Junia(s), Wright informs us, is female and an apostle. In fact, the sum total of information we have about Junia(s) in the NT is contained in these words found in Romans 16,
Greet Andronicus and Junia, my kinsmen and my fellow prisoners. They are well known to/among the apostles, and they were in Christ before me. (Roms 16:7)
Junia has become an egalitarian cause célèbre carrying on her shoulders as she does the responsibility for providing a clear example of female leadership in the NT. I say ‘her’ with some diffidence for while it is probable, it is by no means certain that Junia(s) is a woman. Further, it is certainly not clear that ‘well known to/among the apostles’ implies Junia(s) is herself/himself an apostle. It may be just as readily, and more plausibly, understood that the apostles knew of Andronicus and Junia (a husband and wife team?) and held them in high regard. Given the explicit texts supporting patriarchy we are obliged to understand the more ambiguous reference to Junia(s) in a way which harmonizes with these which makes Junia someone well-known to the apostles the likely interpretation. However, even if the text is understood as Junia being an apostle, she is clearly not one of the twelve and we must remember the noun ‘apostle’ has also an non-technical ordinary sense, simply meaning ‘messenger’ or ‘envoy’ and saying nothing about church leadership (Phil 2:12; Cf. 2 Cor 8:23; Jn 13:16); Andronicus and Junia may simply be messengers or envoys sent from one church to another, or a husband and wife missionary team each functioning within their God-given gender roles. If the proof for active female leadership in the early church depends on Junia’s credentials as an apostle it is thin indeed.
phoebe
Wright, to my mind, scrabbles around even more desperately in his second example. The sum total of what we know of Phoebe is again found in Romans 16 where we read,
Rom 16:1-2 (ESV2011)
I commend to you our sister Phoebe, a servant of the church at Cenchreae,that you may welcome her in the Lord in a way worthy of the saints, and help her in whatever she may need from you, for she has been a patron of many and of myself as well.
Wright exposits,
‘Within a few decades, Paul was sending greetings to friends including an “apostle” called Junia (Romans xvi, 7). He entrusted that letter to a “deacon” called Phoebe whose work was taking her to Rome. The letter-bearer would normally be the one to read it out to the recipients and explain its contents. The first expositor of Paul’s greatest letter was an ordained travelling businesswoman.’

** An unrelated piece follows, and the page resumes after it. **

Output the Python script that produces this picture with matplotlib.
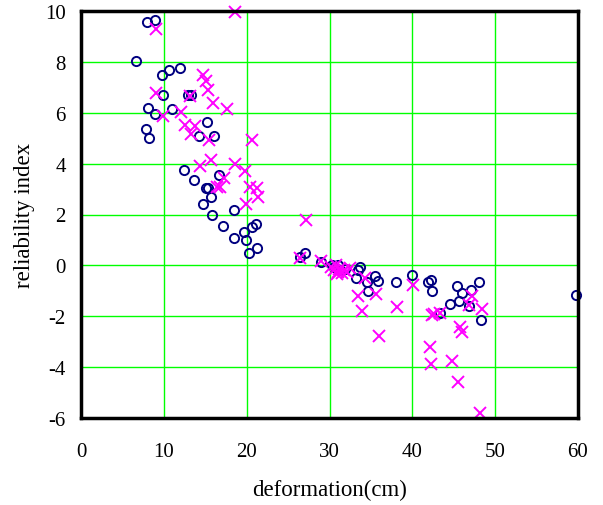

I think he hopes the flourish of rhetoric will mask the audacity of his claim. The conclusion of his last sentence leaves one flabbergasted. Wright makes theological quantum leaps larger than many secular evolutionists do in their discipline though like them he seems unfazed and unabashed. We are not told Phoebe is the letter-bearer? Where is the proof that the letter-bearer read it out to the church? And more insistent still, where is the evidence that the letter-bearer exposited it to the church? Wright’s sweeping assertions and leaps of logic beggar belief. Let’s not be swept along by his rhetoric; let’s not mistake rhetoric for what is actually revealed, for the rather more prosaic truth is that Phoebe was a servant of her home church and was visiting Rome. We are not told that she carried the letter to Rome; Wright extrapolates from a conjecture and creates a mythology, ‘ The first expositor of Paul’s greatest letter was an ordained travelling businesswoman.’. Can we trust biblical scholarship like this?
If this case presents the strongest plank egalitarians stand on then it is not merely ominously creaky but collapses under them.